We have decided to discontinue the publication of preprints on our preprint server as of 1 March 2024. The publication culture within mathematics has changed so much due to the rise of repositories such as ArXiV (www.arxiv.org) that we are encouraging all institute members to make their preprints available there. An institute's repository in its previous form is, therefore, unnecessary.
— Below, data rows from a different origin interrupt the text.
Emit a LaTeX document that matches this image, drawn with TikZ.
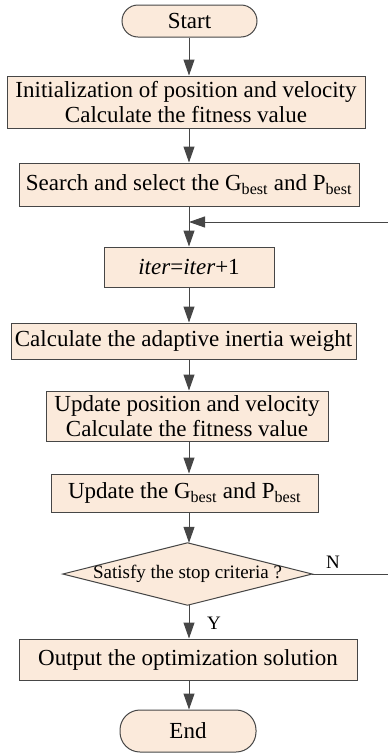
\documentclass[tikz,border=0pt]{standalone}
\usepackage{fontspec}
\setmainfont{Liberation Serif}
\usetikzlibrary{arrows.meta,backgrounds}
\definecolor{boxfill}{RGB}{251,234,219}
\definecolor{edge}{RGB}{70,70,70}
\tikzset{
  procbox/.style={draw=edge, line width=1pt, fill=boxfill, inner sep=0pt, align=center,
    font=\fontsize{23}{25}\selectfont},
  termbox/.style={procbox, rounded corners=16pt},
  arr/.style={draw=edge, line width=1pt, -{Triangle[length=16pt,width=11pt]}},
  plainline/.style={draw=edge, line width=1pt},
  lbl/.style={inner sep=0pt, font=\fontsize{19}{21}\selectfont}
}
\begin{document}
\begin{tikzpicture}[x=1pt,y=-1pt]
\useasboundingbox (0,0) rectangle (388,753);
\node[termbox, minimum width=135pt, minimum height=32pt] (start) at (189.5,21) {Start};
\node[procbox, minimum width=358pt, minimum height=52pt] (init) at (186,102)
  {Initialization of position and velocity\\Calculate the fitness value};
\node[procbox, minimum width=340pt, minimum height=43pt] (search) at (189,184.5)
  {Search and select the G\textsubscript{best} and P\textsubscript{best}};
\node[procbox, minimum width=170pt, minimum height=40pt] (iter) at (189,267)
  {\textit{iter}=\textit{iter}+1};
\node[procbox, minimum width=345pt, minimum height=36pt] (calc) at (183.5,341)
  {Calculate the adaptive inertia weight};
\node[procbox, minimum width=282pt, minimum height=50pt] (update) at (187,416)
  {Update position and velocity\\Calculate the fitness value};
\node[procbox, minimum width=267pt, minimum height=38pt] (gbest) at (184.5,493)
  {Update the G\textsubscript{best} and P\textsubscript{best}};
\node[inner sep=0pt, minimum width=249pt, minimum height=62pt,
  font=\fontsize{19}{21}\selectfont] (dec) at (187.5,574) {Satisfy the stop criteria ?};
\begin{scope}[on background layer]
  \draw[draw=edge, line width=1pt, fill=boxfill] (dec.north) -- (dec.east) -- (dec.south) -- (dec.west) -- cycle;
\end{scope}
\node[procbox, minimum width=338pt, minimum height=41pt] (output) at (188,659.5)
  {Output the optimization solution};
\node[termbox, minimum width=136pt, minimum height=42pt, rounded corners=20pt] (end) at (188,731) {End};

\coordinate (spine) at (189,0);
\coordinate (join) at (189,222);
\coordinate (rtop) at (388,222);
\coordinate (rbot) at (388,574);

\draw[arr] (start.south -| spine) -- (init.north -| spine);
\draw[arr] (init.south -| spine) -- (search.north -| spine);
\draw[arr] (search.south -| spine) -- (iter.north -| spine);
\draw[arr] (rtop) -- (join);
\draw[arr] (iter.south -| spine) -- (calc.north -| spine);
\draw[arr] (calc.south -| spine) -- (update.north -| spine);
\draw[arr] (update.south -| spine) -- (gbest.north -| spine);
\draw[arr] (gbest.south -| spine) -- (dec.north -| spine);
\draw[plainline] (dec.east) -- (rbot);
\draw[arr] (dec.south -| spine) -- (output.north -| spine);
\draw[arr] (output.south -| spine) -- (end.north -| spine);

\node[lbl] (nlab) at (333,562) {N};
\node[lbl] (ylab) at (214,623) {Y};
\end{tikzpicture}
\end{document}
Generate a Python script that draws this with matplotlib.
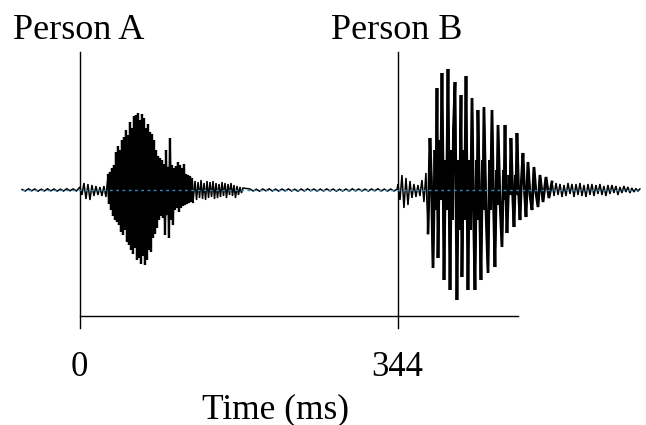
import numpy as np
import matplotlib
matplotlib.use("Agg")
import matplotlib.pyplot as plt

# ---- data (time in ms, amplitude in arbitrary units) ----
# uniformly sampled segments: (start ms, sample step ms, values)
pre_start, pre_step = -62.7, 3.46
pre_vals = [0.5, -1, 1.2, -0.8, 1, -1.2, 0.8, -1, 1.2, -0.9, 1, -1.1, 0.9, -1, 1.3, -0.8, 1.1, -1]

onsetA_start, onsetA_step = 0.0, 2.16
onsetA_vals = [3, -5, 7, -9, 6, -10, 5, -6, 4, -5, 3, -6, 4, -7]

burstA_start, burstA_step = 30.3, 1.082
burstA_vals = [15, -14, 18, -20, 22, -26, 25, -30, 38, -32,
               44, -35, 40, -42, 50, -45, 53, -40, 60, -52,
               55, -55, 68, -60, 62, -64, 74, -58, 75, -70,
               77, -68, 70, -74, 76, -66, 72, -75, 62, -70,
               66, -60, 58, -62, 56, -48, 50, -44, 40, -38,
               34, -30, 32, -26, 30, -28, 26, -45, 40, -24]

tailA_start, tailA_step = 95.2, 1.082
tailA_vals = [22, -48, 52, -30, 25, -35, 22, -20, 24, -18,
              28, -22, 25, -18, 22, -16, 26, -15, 16, -14,
              15, -13, 14, -12, 12, -12]

decayA_start, decayA_step = 124.5, 1.62
decayA_vals = [9, -10, 8, -8, 10, -9, 7, -10, 9, -8,
               8, -7, 9, -9, 7, -8, 6, -7, 8, -6,
               7, -8, 6, -5, 7, -6, 5, -8, 4, -5,
               3, -3, 2]

silence_start, silence_step = 183.9, 3.46
silence_vals = [1, -1, 0.8, -1.2, 1, -0.8, 1.2, -1, 0.9, -1.1,
                1, -0.9, 1.1, -1, 0.8, -1.2, 1, -1, 1.2, -0.8,
                1, -1.1, 0.9, -1, 1.1, -0.9, 1, -1.2, 0.8, -1,
                1, -1.1, 1.2, -0.9, 1, -1, 0.9, -1.1, 1, -0.8,
                1.2, -1, 0.9, -1.1, 1, -1, 0.8]

onsetB_start, onsetB_step = 344.0, 2.16
onsetB_vals = [6, -10, 15, -18, 12, -15, 9, -8, 6, -7, 5, -6, 10, -12, 17]

# Person B voiced burst: extrema
burstB_t = [376.5, 378.6, 380.2, 381.9, 384.0, 385.1, 386.2, 387.3, 388.9, 390.0,
            391.6, 392.7, 393.8, 395.4, 396.5, 398.1, 399.2, 400.3, 401.9, 403.0,
            404.0, 405.7, 406.7, 407.8, 409.4, 410.5, 412.2, 413.2, 414.9, 415.9,
            417.6, 418.6, 419.7, 421.3, 422.4, 424.1, 425.7, 427.3, 428.9, 429.5,
            430.5, 432.2, 433.8, 435.4, 436.0, 437.0, 439.2, 441.4, 443.0, 444.1,
            445.7, 447.3, 448.9, 450.6, 451.1, 452.2, 454.3, 456.5, 458.1, 458.7,
            459.8, 460.8, 461.9, 464.1, 465.2, 466.2, 467.9, 469.5, 471.1, 471.7,
            472.7, 474.4, 476.0, 477.6, 479.2, 480.8, 482.5, 484.6, 486.8, 489.0,
            491.1, 493.3, 495.5, 497.6, 500.9, 504.1, 507.3, 510.6]
burstB_v = [-43, 52, 10, -78, 40, -20, 102, -68, 50, -10,
            117, 20, -90, 30, -20, 121, 10, -100, 40, -30,
            60, 108, 0, -110, 30, -40, 95, -87, 40, -30,
            114, 10, -100, 30, -40, 92, -20, -100, 30, -30,
            80, -10, -90, 30, -20, 83, -20, -83, 30, -20,
            80, -10, -77, 20, -15, 65, -10, -57, 20, -10,
            65, -5, -43, 15, -5, 52, 0, -37, 15, -5,
            57, 0, -30, 10, 37, 0, -27, 28, -5, -20,
            23, -3, -17, 15, -12, 13, -8, 8]

tailB_start, tailB_step = 512.8, 2.16
tailB_vals = [-6, 7, -5, 6, -7, 5, -6, 7, -4, 6, -7, 6, -5, 7, -6, 5, -7, 6, -5, 6,
              -6, 5, -4, 6, -5, 4, -6, 5, -4, 5, -3, 4, -5, 3, -3, 4, -2, 3, -3, 2,
              -2, 1.5, -1, 1]

marker_times = [0, 344]
marker_labels = ["Person A", "Person B"]
tick_labels = ["0", "344"]
axis_end = 474
xlabel = "Time (ms)"

# ---- assemble waveform ----
def seg(start, step, vals):
    return start + step * np.arange(len(vals)), np.asarray(vals, float)

parts = [seg(pre_start, pre_step, pre_vals),
         seg(onsetA_start, onsetA_step, onsetA_vals),
         seg(burstA_start, burstA_step, burstA_vals),
         seg(tailA_start, tailA_step, tailA_vals),
         seg(decayA_start, decayA_step, decayA_vals),
         seg(silence_start, silence_step, silence_vals),
         seg(onsetB_start, onsetB_step, onsetB_vals),
         (np.asarray(burstB_t), np.asarray(burstB_v, float)),
         seg(tailB_start, tailB_step, tailB_vals)]
t = np.concatenate([p[0] for p in parts])
v = np.concatenate([p[1] for p in parts])

# ---- figure ----
plt.rcParams['font.family'] = ['Liberation Serif', 'DejaVu Serif']
fig = plt.figure(figsize=(6.46, 4.25), dpi=100)
ax = fig.add_axes([0, 0, 1, 1])
ax.set_xlim(-86.5, 612.3)
ax.set_ylim(-235, 190)
ax.axis('off')

ax.plot(t, v, color='black', lw=1.1, zorder=2, solid_joinstyle='miter')
for ht, hv in (parts[2], parts[3]):
    ax.plot(ht, hv, color='black', lw=1.6, zorder=2, solid_joinstyle='miter')
ax.plot(parts[7][0], parts[7][1], color='black', lw=2.0, zorder=2, solid_joinstyle='miter')
ax.plot([t[0], t[-1]], [0, 0], color='#2b8cc4', lw=1.0, dashes=(2.0, 2.5), zorder=3)

for mt in marker_times:
    ax.plot([mt, mt], [138, -138], color='black', lw=1.0, zorder=1)
ax.plot([marker_times[0], axis_end], [-126, -126], color='black', lw=1.0)

for mt, lab in zip(marker_times, marker_labels):
    ax.text(mt - 1, 160, lab, ha='center', va='center', fontsize=26)
for mt, lab in zip(marker_times, tick_labels):
    ax.text(mt - 1, -177, lab, ha='center', va='center', fontsize=25)
ax.text(211, -220, xlabel, ha='center', va='center', fontsize=25.5)

fig.savefig('out.png', dpi=100)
The preprints published to date will remain available here, but we will not add any new preprints here.

MiS Preprint

48/2006

Convergence of equilibria of planar thin elastic beams

Maria Giovanna Mora, Stefan Müller and Maximilian G. Schultz

Abstract

We consider a thin elastic strip $\Omega_h = (0,L) \times (-h/2, h/2)$, and we show that stationary points of the nonlinear elastic energy (per unit height) $E^h(v) = \frac{1}{h} \int_{\Omega_h} (W(\nabla v) - h^2 g(x_1) {\,\cdot\,} v) \, dx$ whose energy is bounded by $C h^2$ converge to stationary points of the Euler-Bernoulli functional $J_2(\bar{y}) = \int_0^L (\frac{1}{24} E \kappa^2 - g{\,\cdot\,} \bar{y}) \, dx_1$ where $\bar{y}: (0,L) \to \mathbb{R}^2$, with $\bar{y}' = \binom{ \cos \theta}{\sin \theta}$, and where $\kappa = \theta'$. This corresponds to the equilibrium equation $-\frac{1}{12} E \theta'' + \tilde{g}{\,\cdot\,} \binom{-\sin \theta}{\cos \theta} = 0$, where $\tilde{g}$ is the primitive of $g$. The proof uses the rigidity estimate for low-energy deformations [4] and a compensated compactness argument in a singular geometry. In addition, possible concentration effects are ruled out by a careful truncation argument.